■ WHAT YOU HAVE TO DO: Among the entries below, which lines run from the line with "Convert this chart to Plotly code." through the line with "import plotly.graph_objects as go"? Retype those, both ends included, exactly and without pictures.

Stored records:
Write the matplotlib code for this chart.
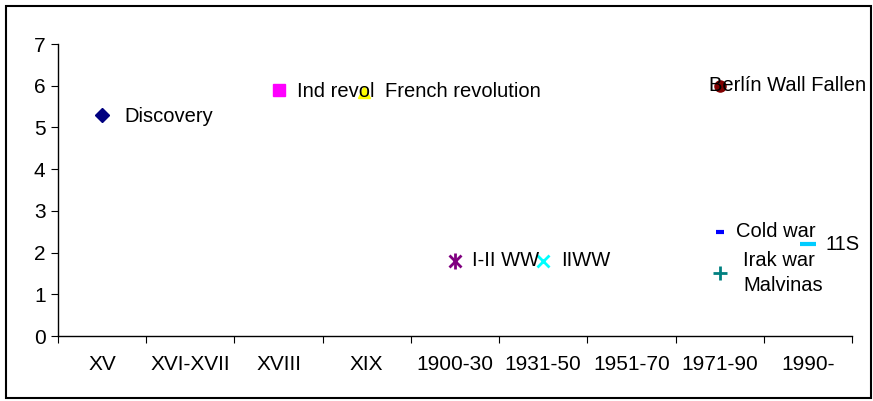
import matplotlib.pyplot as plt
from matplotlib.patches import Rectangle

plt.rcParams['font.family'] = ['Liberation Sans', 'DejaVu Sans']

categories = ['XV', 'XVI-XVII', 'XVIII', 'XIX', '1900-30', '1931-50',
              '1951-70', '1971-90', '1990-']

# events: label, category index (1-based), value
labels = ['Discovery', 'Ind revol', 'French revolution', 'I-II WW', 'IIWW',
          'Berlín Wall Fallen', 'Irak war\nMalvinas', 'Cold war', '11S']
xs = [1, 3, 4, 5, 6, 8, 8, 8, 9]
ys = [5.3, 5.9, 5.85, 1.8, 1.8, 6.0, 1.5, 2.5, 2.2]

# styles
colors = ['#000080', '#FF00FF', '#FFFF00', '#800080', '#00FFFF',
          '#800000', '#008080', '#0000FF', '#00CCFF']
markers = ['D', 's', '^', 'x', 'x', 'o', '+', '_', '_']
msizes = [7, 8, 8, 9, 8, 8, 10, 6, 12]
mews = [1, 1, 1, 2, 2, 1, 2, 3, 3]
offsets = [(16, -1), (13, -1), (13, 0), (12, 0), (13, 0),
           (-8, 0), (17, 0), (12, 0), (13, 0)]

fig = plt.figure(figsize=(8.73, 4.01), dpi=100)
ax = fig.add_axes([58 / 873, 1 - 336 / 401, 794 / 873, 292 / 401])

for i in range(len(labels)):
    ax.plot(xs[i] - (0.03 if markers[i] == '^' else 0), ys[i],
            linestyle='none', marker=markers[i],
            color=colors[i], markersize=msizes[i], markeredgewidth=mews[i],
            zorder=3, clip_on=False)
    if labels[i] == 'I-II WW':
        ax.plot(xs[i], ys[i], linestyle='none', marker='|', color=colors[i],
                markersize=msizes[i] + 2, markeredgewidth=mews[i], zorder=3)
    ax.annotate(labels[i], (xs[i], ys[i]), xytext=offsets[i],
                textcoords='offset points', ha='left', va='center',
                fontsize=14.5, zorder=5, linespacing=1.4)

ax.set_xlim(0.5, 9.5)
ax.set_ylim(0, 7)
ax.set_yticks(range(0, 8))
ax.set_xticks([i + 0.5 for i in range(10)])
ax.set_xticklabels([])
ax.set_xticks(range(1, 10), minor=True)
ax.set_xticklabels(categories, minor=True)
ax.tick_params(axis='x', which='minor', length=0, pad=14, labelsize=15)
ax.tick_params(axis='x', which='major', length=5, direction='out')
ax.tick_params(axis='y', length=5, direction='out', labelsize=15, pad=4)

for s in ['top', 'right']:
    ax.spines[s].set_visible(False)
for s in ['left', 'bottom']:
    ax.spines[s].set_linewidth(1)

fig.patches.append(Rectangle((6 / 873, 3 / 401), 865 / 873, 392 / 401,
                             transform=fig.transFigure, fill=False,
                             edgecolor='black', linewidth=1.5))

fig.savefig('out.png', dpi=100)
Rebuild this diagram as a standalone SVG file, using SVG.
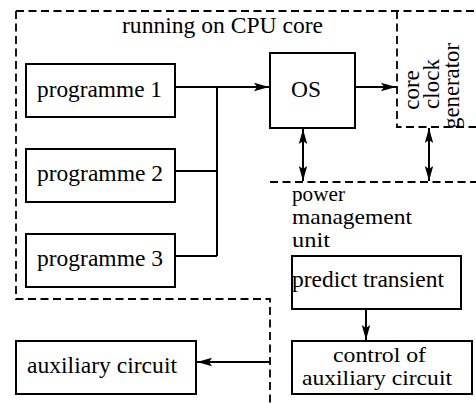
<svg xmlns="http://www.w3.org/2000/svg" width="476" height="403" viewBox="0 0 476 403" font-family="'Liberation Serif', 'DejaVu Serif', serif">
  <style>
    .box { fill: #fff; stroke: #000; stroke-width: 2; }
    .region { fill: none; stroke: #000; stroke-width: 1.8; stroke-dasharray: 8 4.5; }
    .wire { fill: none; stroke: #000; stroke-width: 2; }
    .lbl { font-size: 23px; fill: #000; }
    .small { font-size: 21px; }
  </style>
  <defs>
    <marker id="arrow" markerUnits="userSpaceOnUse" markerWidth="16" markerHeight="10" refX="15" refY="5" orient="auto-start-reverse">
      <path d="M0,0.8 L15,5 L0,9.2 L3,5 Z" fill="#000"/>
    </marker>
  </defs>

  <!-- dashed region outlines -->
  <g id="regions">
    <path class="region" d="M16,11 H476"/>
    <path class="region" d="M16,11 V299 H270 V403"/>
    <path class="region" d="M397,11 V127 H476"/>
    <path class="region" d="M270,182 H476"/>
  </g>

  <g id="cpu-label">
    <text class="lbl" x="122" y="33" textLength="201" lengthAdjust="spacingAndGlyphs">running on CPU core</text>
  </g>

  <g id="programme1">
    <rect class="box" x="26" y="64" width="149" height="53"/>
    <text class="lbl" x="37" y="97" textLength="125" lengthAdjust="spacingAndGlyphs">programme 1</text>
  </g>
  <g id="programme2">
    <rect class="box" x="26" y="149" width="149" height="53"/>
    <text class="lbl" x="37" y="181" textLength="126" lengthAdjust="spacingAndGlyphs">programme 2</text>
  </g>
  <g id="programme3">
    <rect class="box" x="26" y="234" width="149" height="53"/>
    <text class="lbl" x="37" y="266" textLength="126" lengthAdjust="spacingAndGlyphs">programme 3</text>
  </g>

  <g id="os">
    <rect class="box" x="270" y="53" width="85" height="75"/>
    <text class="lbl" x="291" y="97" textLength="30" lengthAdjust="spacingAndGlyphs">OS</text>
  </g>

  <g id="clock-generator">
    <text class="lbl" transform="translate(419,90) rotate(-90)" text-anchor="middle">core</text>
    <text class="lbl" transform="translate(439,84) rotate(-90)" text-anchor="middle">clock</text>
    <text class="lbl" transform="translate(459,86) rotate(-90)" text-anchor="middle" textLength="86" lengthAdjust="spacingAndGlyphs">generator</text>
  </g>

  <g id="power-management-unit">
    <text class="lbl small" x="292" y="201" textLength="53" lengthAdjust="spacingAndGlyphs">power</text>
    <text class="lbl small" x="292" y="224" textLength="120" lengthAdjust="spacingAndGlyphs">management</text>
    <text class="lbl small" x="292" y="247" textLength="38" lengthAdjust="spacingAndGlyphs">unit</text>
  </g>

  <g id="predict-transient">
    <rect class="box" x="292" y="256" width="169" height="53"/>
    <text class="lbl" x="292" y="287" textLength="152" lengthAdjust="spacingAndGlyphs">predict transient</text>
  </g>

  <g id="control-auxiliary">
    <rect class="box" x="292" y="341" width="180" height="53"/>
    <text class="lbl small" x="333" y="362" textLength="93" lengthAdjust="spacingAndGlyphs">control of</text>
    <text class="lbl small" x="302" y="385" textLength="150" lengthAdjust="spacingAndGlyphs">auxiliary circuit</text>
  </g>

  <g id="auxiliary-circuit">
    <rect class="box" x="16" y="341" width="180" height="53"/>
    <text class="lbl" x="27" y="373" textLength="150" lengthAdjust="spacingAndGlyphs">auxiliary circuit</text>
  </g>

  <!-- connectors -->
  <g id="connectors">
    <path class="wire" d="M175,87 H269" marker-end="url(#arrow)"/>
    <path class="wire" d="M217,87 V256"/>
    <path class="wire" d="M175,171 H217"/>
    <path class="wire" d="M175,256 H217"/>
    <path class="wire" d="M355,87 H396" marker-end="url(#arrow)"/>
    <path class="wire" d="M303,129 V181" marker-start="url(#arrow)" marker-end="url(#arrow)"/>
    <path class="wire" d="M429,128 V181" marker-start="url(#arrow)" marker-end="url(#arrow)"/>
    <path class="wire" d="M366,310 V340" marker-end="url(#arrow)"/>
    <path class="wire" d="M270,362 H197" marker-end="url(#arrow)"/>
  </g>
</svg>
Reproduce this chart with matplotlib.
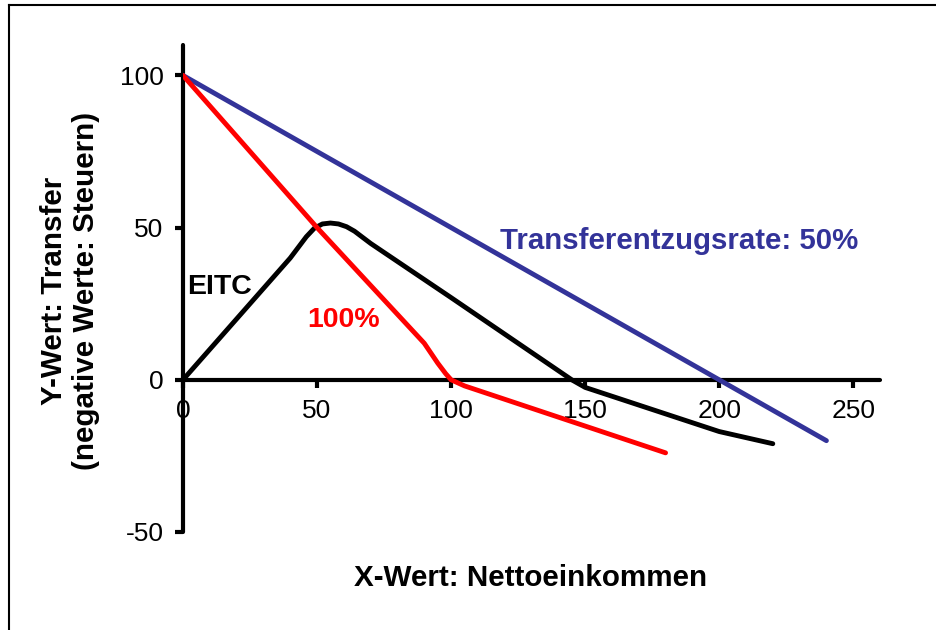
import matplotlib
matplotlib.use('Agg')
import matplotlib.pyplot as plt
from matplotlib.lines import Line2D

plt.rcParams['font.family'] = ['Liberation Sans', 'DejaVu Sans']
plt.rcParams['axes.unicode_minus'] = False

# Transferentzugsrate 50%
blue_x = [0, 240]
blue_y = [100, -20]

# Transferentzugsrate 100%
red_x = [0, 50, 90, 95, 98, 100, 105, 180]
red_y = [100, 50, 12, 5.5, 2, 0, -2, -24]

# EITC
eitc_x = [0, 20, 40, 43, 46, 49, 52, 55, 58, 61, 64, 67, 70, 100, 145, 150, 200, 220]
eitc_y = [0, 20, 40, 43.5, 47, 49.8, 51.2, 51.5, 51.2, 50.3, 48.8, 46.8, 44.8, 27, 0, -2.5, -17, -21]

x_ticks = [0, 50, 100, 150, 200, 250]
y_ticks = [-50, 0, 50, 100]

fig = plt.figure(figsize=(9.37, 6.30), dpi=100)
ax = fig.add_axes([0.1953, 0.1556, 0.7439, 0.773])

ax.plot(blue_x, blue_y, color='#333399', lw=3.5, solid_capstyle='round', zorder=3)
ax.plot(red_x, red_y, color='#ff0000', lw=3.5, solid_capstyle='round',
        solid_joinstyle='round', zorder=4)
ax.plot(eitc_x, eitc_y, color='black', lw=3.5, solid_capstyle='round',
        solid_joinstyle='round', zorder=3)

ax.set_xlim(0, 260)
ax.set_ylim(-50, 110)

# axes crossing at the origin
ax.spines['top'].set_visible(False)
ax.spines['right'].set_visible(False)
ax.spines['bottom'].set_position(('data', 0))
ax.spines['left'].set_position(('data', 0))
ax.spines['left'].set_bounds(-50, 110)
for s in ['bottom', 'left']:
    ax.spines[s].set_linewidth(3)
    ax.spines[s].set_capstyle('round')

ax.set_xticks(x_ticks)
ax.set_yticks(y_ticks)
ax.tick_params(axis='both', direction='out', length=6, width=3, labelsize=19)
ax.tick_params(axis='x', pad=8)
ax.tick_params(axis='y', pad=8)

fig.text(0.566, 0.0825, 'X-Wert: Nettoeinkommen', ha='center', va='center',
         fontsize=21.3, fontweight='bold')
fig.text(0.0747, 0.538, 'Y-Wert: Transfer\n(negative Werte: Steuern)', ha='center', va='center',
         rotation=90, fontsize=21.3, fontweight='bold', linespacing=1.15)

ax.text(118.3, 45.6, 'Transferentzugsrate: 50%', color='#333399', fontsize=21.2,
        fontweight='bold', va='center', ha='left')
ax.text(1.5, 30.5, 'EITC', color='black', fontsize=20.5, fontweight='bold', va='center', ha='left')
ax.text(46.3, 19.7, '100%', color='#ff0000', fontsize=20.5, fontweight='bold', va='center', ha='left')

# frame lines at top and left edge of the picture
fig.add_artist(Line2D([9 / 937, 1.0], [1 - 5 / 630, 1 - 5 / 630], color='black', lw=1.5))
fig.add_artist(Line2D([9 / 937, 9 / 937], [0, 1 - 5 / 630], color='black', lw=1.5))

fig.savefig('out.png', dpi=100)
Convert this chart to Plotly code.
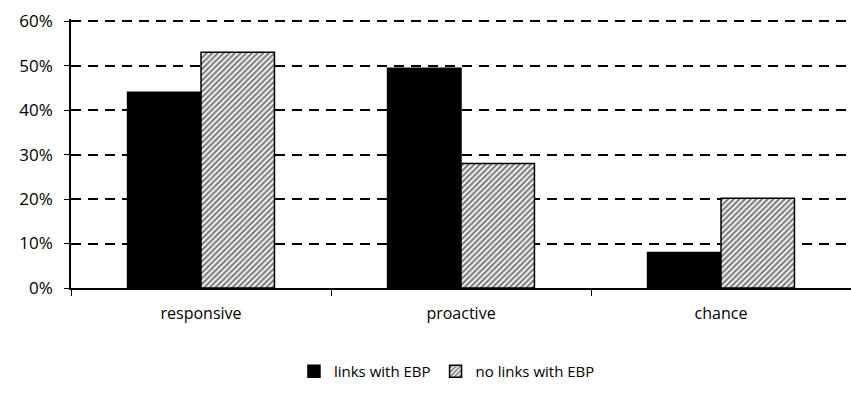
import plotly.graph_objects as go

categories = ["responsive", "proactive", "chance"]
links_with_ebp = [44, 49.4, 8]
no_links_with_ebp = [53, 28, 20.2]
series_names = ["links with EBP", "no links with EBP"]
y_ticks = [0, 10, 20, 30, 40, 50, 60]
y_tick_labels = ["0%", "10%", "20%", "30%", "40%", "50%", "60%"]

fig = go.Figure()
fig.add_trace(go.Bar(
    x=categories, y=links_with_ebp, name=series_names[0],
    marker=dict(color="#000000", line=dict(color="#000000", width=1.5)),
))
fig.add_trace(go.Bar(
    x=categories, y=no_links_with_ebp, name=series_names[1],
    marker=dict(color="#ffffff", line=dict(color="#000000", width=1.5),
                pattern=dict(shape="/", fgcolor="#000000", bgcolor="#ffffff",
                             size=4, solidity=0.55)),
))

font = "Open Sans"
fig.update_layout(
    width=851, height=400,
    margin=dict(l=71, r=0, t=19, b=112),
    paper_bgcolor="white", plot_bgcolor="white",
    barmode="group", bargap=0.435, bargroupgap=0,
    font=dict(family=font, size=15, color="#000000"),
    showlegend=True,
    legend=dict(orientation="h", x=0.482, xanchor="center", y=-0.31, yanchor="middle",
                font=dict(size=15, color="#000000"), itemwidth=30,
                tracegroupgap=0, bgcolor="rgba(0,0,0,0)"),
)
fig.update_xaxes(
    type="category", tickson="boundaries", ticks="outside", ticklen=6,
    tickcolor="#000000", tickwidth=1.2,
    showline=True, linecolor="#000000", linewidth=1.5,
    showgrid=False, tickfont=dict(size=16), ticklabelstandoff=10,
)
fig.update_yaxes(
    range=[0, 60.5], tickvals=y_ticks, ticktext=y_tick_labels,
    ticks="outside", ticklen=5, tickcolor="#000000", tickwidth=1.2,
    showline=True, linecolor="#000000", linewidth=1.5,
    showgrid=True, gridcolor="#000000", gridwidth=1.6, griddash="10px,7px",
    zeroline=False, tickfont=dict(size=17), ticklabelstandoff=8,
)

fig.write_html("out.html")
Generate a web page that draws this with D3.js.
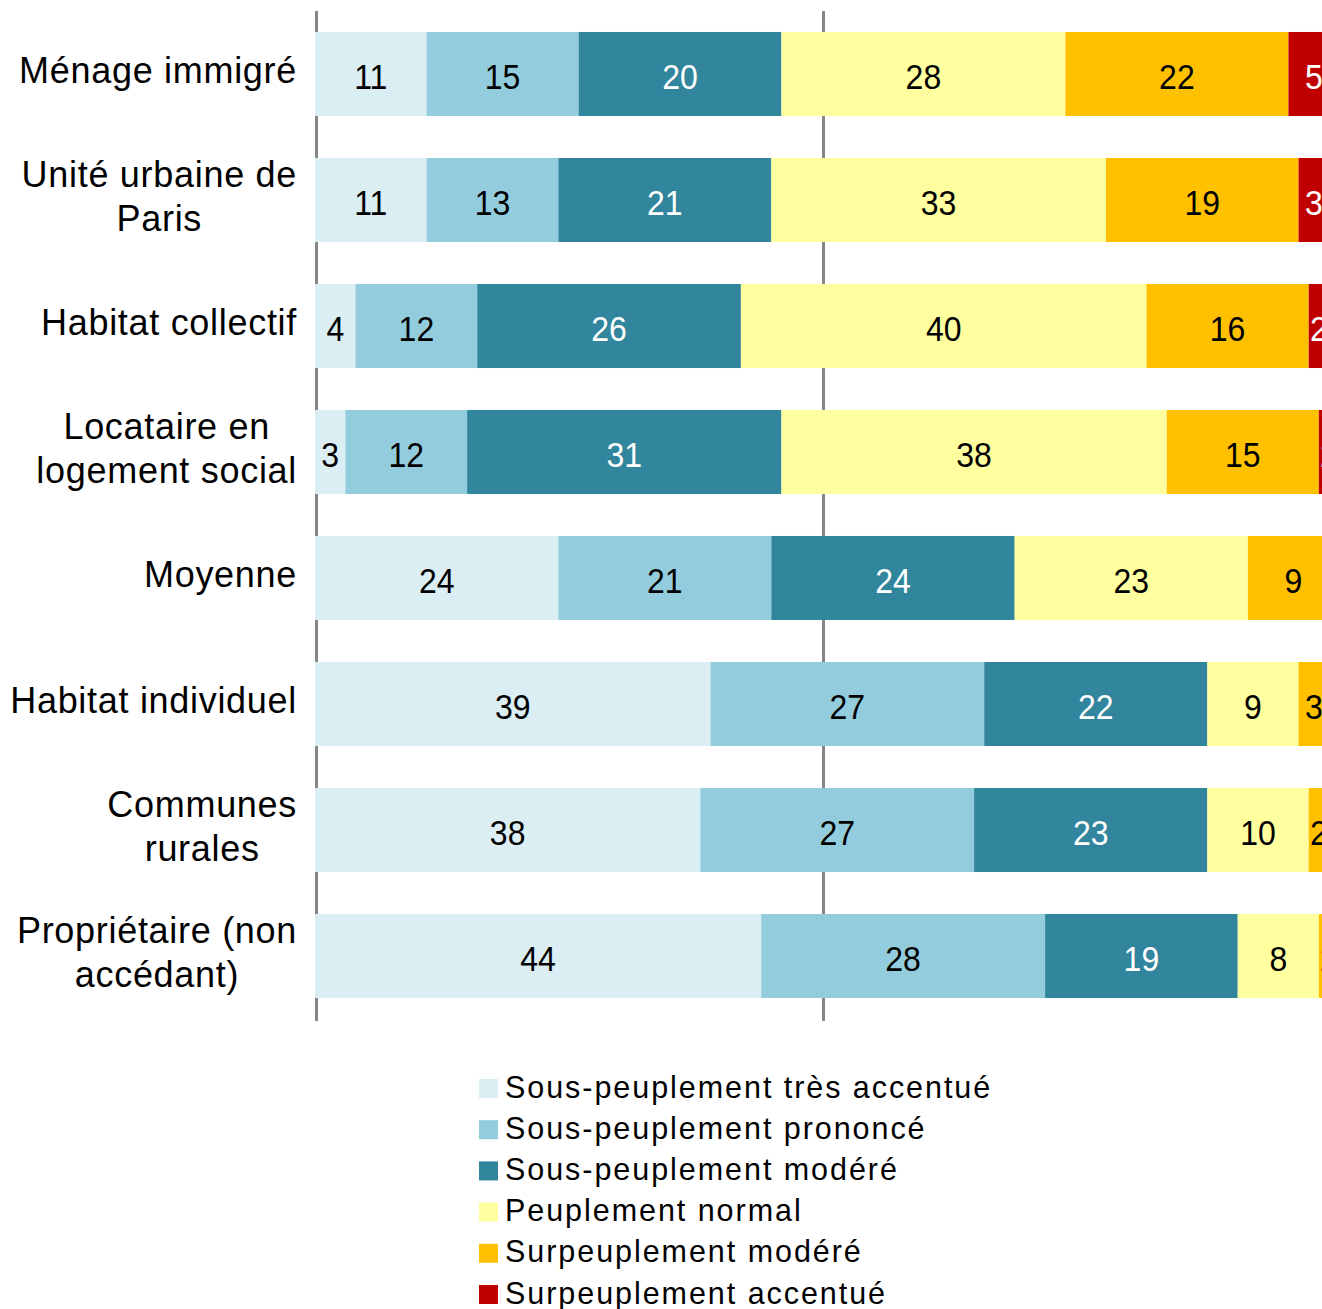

■ WRITTEN SOLUTION:
Convert this chart to Plotly code.
import plotly.graph_objects as go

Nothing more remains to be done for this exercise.